The next morning I went out at six and crossed the plain to the south, passing the carbonized wrecks of the weekend’s accidents, the rivers and the poplar plantations stretching as far as the eye could see, a cluster of neo-Gothic villas, a hospital, tire warehouses, a restaurant-hotel, abandoned fields, a farmhouse, an organic pig farm, a pharmaceutical lab, a gated residential community, a (pretty decent) mall. When I got to the ridge of the Ossiglia house, up in the hills thirty-five miles from my home, the light was metallic, the air fresh, and I was wearing a fat winter jacket; the Poles asked me if I felt okay. From Witold’s expression, I could tell that I had forgotten to bring something that I should have remembered. I pretended to look for the thing in the back of the R4 for a long time while I struggled to reconstruct last night’s phone call, and finally I remembered what had taken place here several mornings ago, before we happened to go meet Mr. Rossi at Villa Renal.

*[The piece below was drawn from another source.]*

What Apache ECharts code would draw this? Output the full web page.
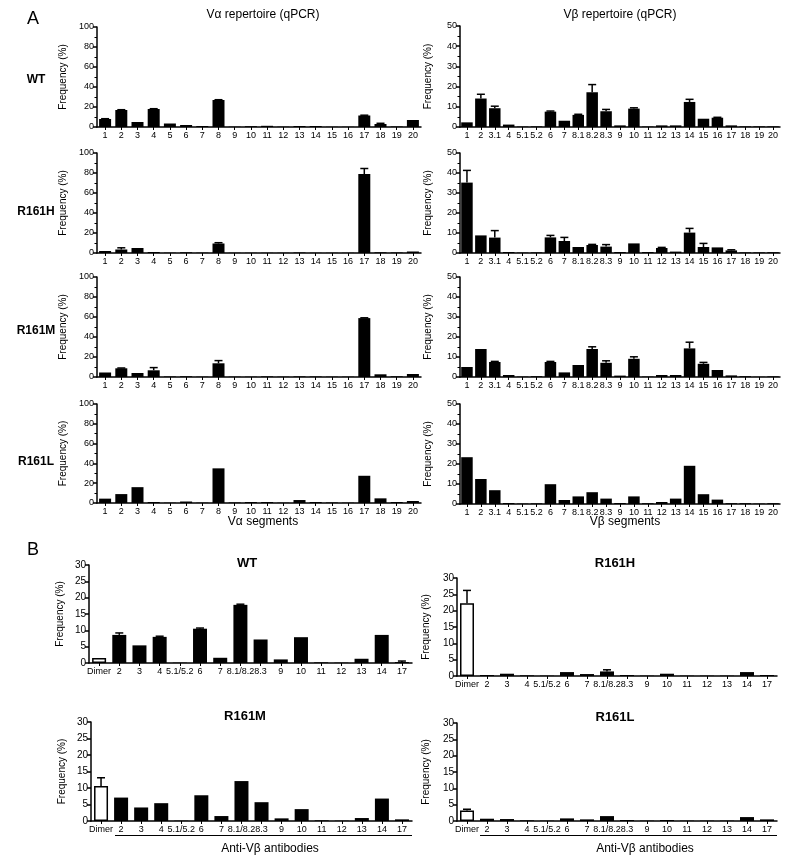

That day the garden we were finishing seemed disastrous and ugly, and I paced it up and down four times without managing to explain to Witold why I was so disgusted. I had known for a week, or maybe a month, but I had ignored the problem, hoping that it would solve itself. It didn’t. I shook my head mutely and swung my arms around. The garden’s whole dynamic and the dialogue among its parts were ruined by one corner, one hinge that I hadn’t figured out how to build right, and the garden couldn’t unfold, couldn’t develop; one single microscopic patch of earth — fifteen misconceived, defective square yards — was ruining everything; like a fishbone stuck in your throat, this thing kept the garden from talking and breathing. I sat down on one of the four teak chaise longues and closed my eyes. Witold pretended to be completely absorbed in his work, unloading material from the R4 without looking my way.